Blick über den Tellerrand
Lebensgespräche e.V. ist nicht das erste Projekt, das sich dem Ziel verschrieben hat, lebensgeschichtliche Erinnerungen zu bewahren. Insbesondere in den angelsächsischen Staaten gibt es eine recht lange Tradition so genannter "oral history". Der Begriff beschreibt eine Methode der Geschichtsforschung, in deren Zentrum die Sammlung und Auswertung von Zeitzeugenerzählungen steht. Sammlungen lebensgeschichtlicher Erinnerungen sind dabei häufig thematisch oder lokal begrenzt. Thematisch definierte Sammlungen in Deutschland sind zum Beispiel das Archiv "Zwangsarbeit 1939-1945" der Stiftung "Erinnerung, Verantwortung und Zukunft" oder das Archiv "Deutsches Gedächtnis" am Institut für Geschichte und Biografie der Fernuniversität Hagen mit den Schwerpunkten Arbeitergeschichte und politische Verfolgung.
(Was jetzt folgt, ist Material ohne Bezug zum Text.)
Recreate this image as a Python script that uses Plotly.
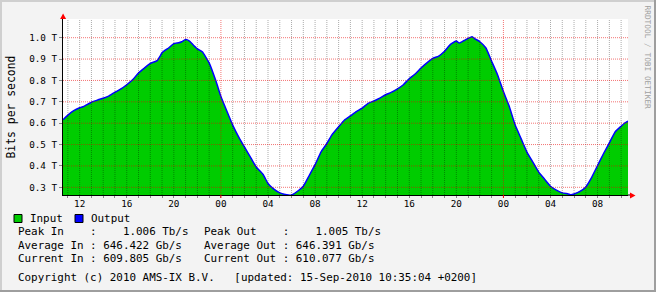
import plotly.graph_objects as go
import pandas as pd

# ---------------- data (Tb/s) ----------------
times = [
    "2010-09-13 10:35", "2010-09-13 11:00", "2010-09-13 11:30", "2010-09-13 12:00", "2010-09-13 12:20",
    "2010-09-13 13:00", "2010-09-13 13:30", "2010-09-13 14:00", "2010-09-13 14:30", "2010-09-13 15:00",
    "2010-09-13 15:30", "2010-09-13 16:00", "2010-09-13 16:30", "2010-09-13 17:00", "2010-09-13 17:30",
    "2010-09-13 18:00", "2010-09-13 18:35", "2010-09-13 18:50", "2010-09-13 19:00", "2010-09-13 19:35",
    "2010-09-13 20:00", "2010-09-13 20:25", "2010-09-13 20:40", "2010-09-13 21:00", "2010-09-13 21:20",
    "2010-09-13 21:40", "2010-09-13 22:00", "2010-09-13 22:25", "2010-09-13 23:00", "2010-09-13 23:35",
    "2010-09-14 00:00", "2010-09-14 00:40", "2010-09-14 01:00", "2010-09-14 01:35", "2010-09-14 02:00",
    "2010-09-14 02:35", "2010-09-14 03:00", "2010-09-14 03:35", "2010-09-14 04:00", "2010-09-14 04:25",
    "2010-09-14 05:00", "2010-09-14 05:35", "2010-09-14 06:00", "2010-09-14 06:25", "2010-09-14 07:00",
    "2010-09-14 07:30", "2010-09-14 08:00", "2010-09-14 08:30", "2010-09-14 09:00", "2010-09-14 09:25",
    "2010-09-14 10:00", "2010-09-14 10:30", "2010-09-14 11:00", "2010-09-14 11:30", "2010-09-14 12:00",
    "2010-09-14 12:30", "2010-09-14 13:00", "2010-09-14 13:30", "2010-09-14 14:00", "2010-09-14 14:30",
    "2010-09-14 15:00", "2010-09-14 15:30", "2010-09-14 16:00", "2010-09-14 16:30", "2010-09-14 17:00",
    "2010-09-14 17:30", "2010-09-14 18:00", "2010-09-14 18:30", "2010-09-14 19:00", "2010-09-14 19:30",
    "2010-09-14 20:00", "2010-09-14 20:15", "2010-09-14 20:40", "2010-09-14 21:00", "2010-09-14 21:20",
    "2010-09-14 21:35", "2010-09-14 22:00", "2010-09-14 22:30", "2010-09-14 23:00", "2010-09-14 23:30",
    "2010-09-15 00:00", "2010-09-15 00:30", "2010-09-15 01:00", "2010-09-15 01:30", "2010-09-15 02:00",
    "2010-09-15 02:30", "2010-09-15 03:00", "2010-09-15 03:30", "2010-09-15 04:00", "2010-09-15 04:30",
    "2010-09-15 05:00", "2010-09-15 05:30", "2010-09-15 05:45", "2010-09-15 06:00", "2010-09-15 06:30",
    "2010-09-15 07:00", "2010-09-15 07:30", "2010-09-15 08:00", "2010-09-15 08:30", "2010-09-15 09:00",
    "2010-09-15 09:30", "2010-09-15 10:00", "2010-09-15 10:20", "2010-09-15 10:35",
]
input_tb = [
    0.615, 0.638, 0.659, 0.672, 0.678,
    0.698, 0.708, 0.717, 0.728, 0.745,
    0.760, 0.780, 0.803, 0.835, 0.858,
    0.880, 0.893, 0.914, 0.930, 0.953,
    0.972, 0.976, 0.981, 0.991, 0.984,
    0.965, 0.948, 0.934, 0.882, 0.796,
    0.725, 0.635, 0.591, 0.528, 0.489,
    0.434, 0.395, 0.360, 0.318, 0.295,
    0.274, 0.265, 0.264, 0.278, 0.305,
    0.355, 0.406, 0.465, 0.505, 0.544,
    0.583, 0.615, 0.634, 0.654, 0.670,
    0.693, 0.704, 0.717, 0.733, 0.745,
    0.761, 0.780, 0.808, 0.830, 0.858,
    0.882, 0.903, 0.914, 0.937, 0.969,
    0.984, 0.975, 0.987, 0.997, 1.006,
    0.995, 0.981, 0.953, 0.890, 0.827,
    0.748, 0.678, 0.591, 0.528, 0.465,
    0.418, 0.371, 0.338, 0.305, 0.287,
    0.274, 0.269, 0.265, 0.269, 0.281,
    0.302, 0.347, 0.402, 0.457, 0.508,
    0.560, 0.586, 0.602, 0.610,
]
output_tb = [
    0.616, 0.638, 0.659, 0.672, 0.678,
    0.698, 0.708, 0.717, 0.728, 0.745,
    0.760, 0.780, 0.803, 0.835, 0.858,
    0.880, 0.893, 0.914, 0.930, 0.953,
    0.972, 0.976, 0.981, 0.991, 0.984,
    0.965, 0.948, 0.934, 0.882, 0.796,
    0.725, 0.635, 0.591, 0.528, 0.489,
    0.434, 0.395, 0.360, 0.318, 0.295,
    0.274, 0.265, 0.264, 0.278, 0.305,
    0.355, 0.406, 0.465, 0.505, 0.544,
    0.583, 0.615, 0.634, 0.654, 0.670,
    0.693, 0.704, 0.717, 0.733, 0.745,
    0.761, 0.780, 0.808, 0.830, 0.858,
    0.882, 0.903, 0.914, 0.937, 0.969,
    0.984, 0.975, 0.987, 0.997, 1.005,
    0.995, 0.981, 0.953, 0.890, 0.827,
    0.748, 0.678, 0.591, 0.528, 0.465,
    0.418, 0.371, 0.338, 0.305, 0.287,
    0.274, 0.269, 0.265, 0.269, 0.281,
    0.302, 0.347, 0.402, 0.457, 0.508,
    0.560, 0.586, 0.602, 0.610,
]
ytick_vals = [0.3, 0.4, 0.5, 0.6, 0.7, 0.8, 0.9, 1.0]
ytick_text = ["0.3 T", "0.4 T", "0.5 T", "0.6 T", "0.7 T", "0.8 T", "0.9 T", "1.0 T"]
x_start = "2010-09-13 10:35:04"
x_end = "2010-09-15 10:35:04"
y_range = [0.264, 1.0875]

stats_in = ["Peak In    :    1.006 Tb/s",
            "Average In : 646.422 Gb/s",
            "Current In : 609.805 Gb/s"]
stats_out = ["Peak Out    :    1.005 Tb/s",
             "Average Out : 646.391 Gb/s",
             "Current Out : 610.077 Gb/s"]
footer = "Copyright (c) 2010 AMS-IX B.V.   [updated: 15-Sep-2010 10:35:04 +0200]"

# ---------------- layout geometry ----------------
W, H = 656, 292
L, R, T, B = 63, 28, 19, 97
PW, PH = W - L - R, H - T - B
BOT = H - B


def xp(px):
    return (px - L) / PW


def yp(py):
    return (BOT - py) / PH


def nb(s):
    return s.replace(" ", "\u00a0")


MONO = "DejaVu Sans Mono"
GREEN = "#00cc00"
BLUE = "#0000ff"
GRID = "rgba(0,0,0,0.33)"
MGRID = "rgba(235,0,0,0.55)"

fig = go.Figure()
fig.add_trace(go.Scatter(x=times, y=input_tb, mode="lines", fill="tozeroy",
                         fillcolor=GREEN, line=dict(width=0, color=GREEN, shape="spline", smoothing=0.4),
                         showlegend=False, hoverinfo="skip"))
fig.add_trace(go.Scatter(x=times, y=output_tb, mode="lines",
                         line=dict(width=1.5, color=BLUE, shape="spline", smoothing=0.4),
                         showlegend=False, hoverinfo="skip"))

shapes = []
# hourly grid (above traces, as rrdtool draws it)
for h in pd.date_range("2010-09-13 11:00", "2010-09-15 10:00", freq="h"):
    midnight = h.hour == 0
    shapes.append(dict(type="line", xref="x", yref="paper", x0=h, x1=h, y0=0, y1=1,
                       layer="above",
                       line=dict(color=MGRID if midnight else GRID, width=1, dash="1px,1px")))
    if midnight:
        shapes.append(dict(type="line", xref="x", yref="paper", x0=h, x1=h, y0=yp(198), y1=0,
                           layer="above", line=dict(color="#ff0000", width=1)))
for v in ytick_vals:
    shapes.append(dict(type="line", xref="paper", yref="y", x0=0, x1=1, y0=v, y1=v,
                       layer="above", line=dict(color=MGRID, width=1, dash="1px,1px")))

# axis arrows
shapes.append(dict(type="path", xref="paper", yref="paper", layer="above",
                   path=f"M{xp(60.1)},{yp(19)} L{xp(63.1)},{yp(13.5)} L{xp(66.1)},{yp(19)} Z",
                   fillcolor="#ff0000", line=dict(width=0)))
shapes.append(dict(type="line", xref="paper", yref="paper", layer="above",
                   x0=1, x1=xp(631), y0=0, y1=0, line=dict(color="#000000", width=1)))
shapes.append(dict(type="path", xref="paper", yref="paper", layer="above",
                   path=f"M{xp(630)},{yp(192.5)} L{xp(635.5)},{yp(195.5)} L{xp(630)},{yp(198.5)} Z",
                   fillcolor="#ff0000", line=dict(width=0)))

# legend boxes
for x0, col in [(14, GREEN), (75, BLUE)]:
    shapes.append(dict(type="rect", xref="paper", yref="paper",
                       x0=xp(x0), x1=xp(x0 + 8), y0=yp(222.5), y1=yp(214.5),
                       fillcolor=col, line=dict(color="#000000", width=1)))

# 3D frame
shapes += [
    dict(type="rect", xref="paper", yref="paper", x0=xp(0), x1=xp(W), y0=yp(0), y1=yp(2),
         fillcolor="#cfcfcf", line=dict(width=0)),
    dict(type="rect", xref="paper", yref="paper", x0=xp(0), x1=xp(2), y0=yp(0), y1=yp(H),
         fillcolor="#cfcfcf", line=dict(width=0)),
    dict(type="rect", xref="paper", yref="paper", x0=xp(0), x1=xp(W), y0=yp(H - 2), y1=yp(H),
         fillcolor="#9e9e9e", line=dict(width=0)),
    dict(type="rect", xref="paper", yref="paper", x0=xp(W - 2), x1=xp(W), y0=yp(0), y1=yp(H),
         fillcolor="#9e9e9e", line=dict(width=0)),
]

LF = 10.9
ann = []
ann.append(dict(text="Bits per second", x=xp(10.5), y=yp(107), textangle=-90, xanchor="center",
                font=dict(family=MONO, size=11.4, color="#000000")))
ann.append(dict(text="RRDTOOL / TOBI OETIKER", x=xp(647.5), y=yp(57), textangle=90, xanchor="center",
                font=dict(family=MONO, size=7.8, color="#a0a0a0")))
ann.append(dict(text="Input", x=xp(28), y=yp(218.5), xanchor="left",
                font=dict(family=MONO, size=LF, color="#000000")))
ann.append(dict(text="Output", x=xp(89), y=yp(218.5), xanchor="left",
                font=dict(family=MONO, size=LF, color="#000000")))
for i, (a, b) in enumerate(zip(stats_in, stats_out)):
    yy = yp(231.8 + i * 13.3)
    ann.append(dict(text=nb(a), x=xp(16), y=yy, xanchor="left",
                    font=dict(family=MONO, size=LF, color="#000000")))
    ann.append(dict(text=nb(b), x=xp(202), y=yy, xanchor="left",
                    font=dict(family=MONO, size=LF, color="#000000")))
ann.append(dict(text=nb(footer), x=xp(16), y=yp(277.3), xanchor="left",
                font=dict(family=MONO, size=LF, color="#000000")))
for a in ann:
    a.update(xref="paper", yref="paper", showarrow=False, yanchor=a.get("yanchor", "middle"))

fig.update_layout(
    width=W, height=H,
    margin=dict(l=L, r=R, t=T, b=B, pad=0),
    paper_bgcolor="#f3f3f3", plot_bgcolor="#ffffff",
    shapes=shapes, annotations=ann, showlegend=False,
    font=dict(family=MONO, color="#000000"),
    xaxis=dict(type="date", range=[x_start, x_end], showgrid=False, zeroline=False,
               tick0="2010-09-13 00:00", dtick=4 * 3600 * 1000, tickformat="%H",
               ticks="outside", ticklen=2, tickcolor="#888888",
               minor=dict(dtick=3600 * 1000, ticks="outside", ticklen=2, tickcolor="#888888",
                          showgrid=False),
               showline=True, linecolor="#000000", linewidth=1,
               tickfont=dict(family=MONO, size=9.3, color="#000000"),
               ticklabelstandoff=-2, fixedrange=True),
    yaxis=dict(range=y_range, showgrid=False, zeroline=False,
               tickvals=ytick_vals, ticktext=ytick_text,
               ticks="outside", ticklen=3, tickcolor="#888888",
               showline=True, linecolor="#000000", linewidth=1,
               tickfont=dict(family=MONO, size=9.3, color="#000000"),
               ticklabelstandoff=0, fixedrange=True),
)

fig.write_html("out.html")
Einen lokalen Schwerpunkt setzen dagegen Stadtteilarchive, die Menschen aus ihrem Viertel über das Leben in ihrem Viertel befragen. Ein Zugang zu diesen Zeitzeugen-Archiven wird häufig nur auf Grundlage eines begründeten (meist wissenschaftlichen) Interesses gewährt.
Das Internet hat in den vergangenen Jahren auch eine Reihe frei zugänglicher Zeitzeugen-Archive hervorgebracht. Beispiele für diese Entwicklung sind das migrations-audio-archiv, das Erzählungen von Einwanderern präsentiert, und das vom Haus der Geschichte in Bonn betriebene Zeitzeugen-Portal. Einen noch radikaleren Weg gehen Erzählplattformen, auf denen Zeitzeugen eigene Video- und Audioclips mit ihren lebensgeschichtlichen Erinnerungen hoch laden können. Jeder Internetnutzer hat freien Zugang zu den Inhalten der Archive. Ein Beispiel hierfür ist das internationale Memoro Projekt.
Sie sehen, dass es eine Vielzahl an Ansätzen gibt, Lebenserinnerungen zu bewahren. Lebensgespräche e.V sieht sich nicht in Konkurrenz zu diesen Projekten, sondern begreift das Sammeln von Erinnerungen als eine große, gemeinsame Anstrengung. Die unterschiedlichen Schwerpunkte führen dazu, dass unterschiedliche Zielgruppen angesprochen werden.